Duisburg, Germany’s Museum Küppersmühle (MKM), home to one of the world’s preeminent collections of post-war German art, will celebrate its highly anticipated reopening this weekend with the unveiling of a sizable new expansion designed by Herzog & de Meuron that brings nearly 27,000 square feet of additional exhibition space to the waterfront modern art venue.
The Swiss-based firm also designed the original museum, an ambitious adaptive reuse project that entailed the transformation of a long-disused 19th-century mill grain into a world-class art center and major cultural destination along the Ruhr Industrial Heritage Trail. Operated by the Bonn-based Stiftung für Kunst und Kultur e.V. (Foundation for Art and Culture), the MKM debuted on Duisburg’s Inner Harbour in 1999 as one of several new and renovated landmarks anchoring the sprawling redevelopment of a once-derelict industrial zone master-planned by Foster + Associates. Located at the confluence of the Rhine and Ruhr rivers, the city is home to the world’s largest inland port and is Germany’s 15th-largest city.

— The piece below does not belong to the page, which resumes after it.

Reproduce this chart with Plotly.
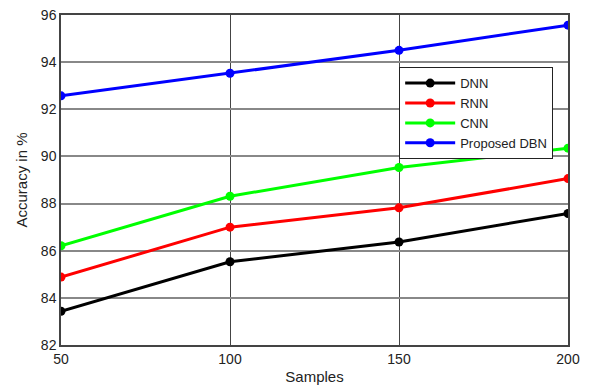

The design development phase for Herzog & de Meuron’s five-story MKM extension formally kicked off in 2015 with construction beginning in September 2016. An official groundbreaking occurred the following April with work wrapping up at the end of May of this year.
The project itself dates back even further to 2013, when collectors Sylvia and Ulrich Ströher initiated an extension project to house additional works from their Ströher Collection, which comprises over 2,000 works—predominately paintings but also sculpture and photography—by the likes of Josef Albers, Günther Förg, Imi Knoebel, Fred Thieler, Emil Schumacher, Gerhard Richter, Georg Baselitz, Anselm Kiefer, Sigmar Polke, Erwin Bechtold, Adolf Fleischmann, Wols, and many others. In total, the MKM now displays roughly 300 pieces from the vast collection.
The Ströher family was intimately involved with the design of the extension, which consists of three boxy red brick structures of varying heights that terminate on the far end of the museum site with a new waterfront urban green space populated by 35 sycamore trees.
As part of the expansion, the historic steel grain silos, now flanked by the original three-story museum building and its extension on both sides, were refurbished with bridges installed on the first and second upper levels to fuse together the new and existing galleries. “Both in respect of their exterior appearance and their original material, the silos themselves have been preserved as an industrial monument,” elaborated the MKM in a press statement. Providing guests with sweeping views of the city’s waterfront and the entire Ruhr region beyond is a viewing platform located on the silos that will be open seasonally, weather permitting.
Built in 1865 by industrialist Wilhelm Vedder, the old Küppersmühle building was subject to several alterations and upgrades over the late-19th and early-2oth centuries, including the addition of the steel silos in the 1930s. However, it always operated as a grain mill up until 1972 when it was finally shuttered.
“The resulting project constitutes a radical new start,” wrote Herzog & de Meuron in its project narrative for the MKM extension. “The original idea of an illuminated cube balanced on the silo towers and visible from afar has been jettisoned. Instead, we propose to erect a building whose dimensions and materials accord with the sequence of historic brick structures lining the dockside. The new structure thus completes the existing museum complex in a visually appropriate way and forms a suitable conclusion to the row of buildings along the dock. At first glance it might seem as though the new building had always been there.”
While the exterior of the tripartite new museum building blends harmoniously into its historic Inner Harbour environs, the interior has yielded a total of 36 new “brightly-lit and clearly structured” exhibition rooms for presenting works from the Ströher Collection. Galleries in the original museum building have also been reorganized and rehung as part of the expansion project. The MKM’s total exhibition space now spans over 65,000 square feet.
“The new exhibition areas echo the overall additive character of the Küppersmühle as a typical industrial facility of the nineteenth and twentieth centuries,” explained Herzog & de Meuron. “In their architecture and interior design, the galleries echo the existing exhibition spaces.”
In addition to highlights from the core collection, current exhibitions include a showing of photographs by Andreas Gursky that runs through the end of January 2022.
“ […] the principal objective of the collectors, namely to present “their” artists with selections of works from across the different creative phases of their careers is a godsend for the museum,” said MKM director Walter Smerling in a statement. “For now visitors can experience German art history first-hand, compare the teacher and student generations, and trace the artistic development of famous individual artists. The extension, and the new opening, which will see the collection presented on this scale for the first time, represents a priceless asset for the artistic landscape of the Federal Republic of Germany.”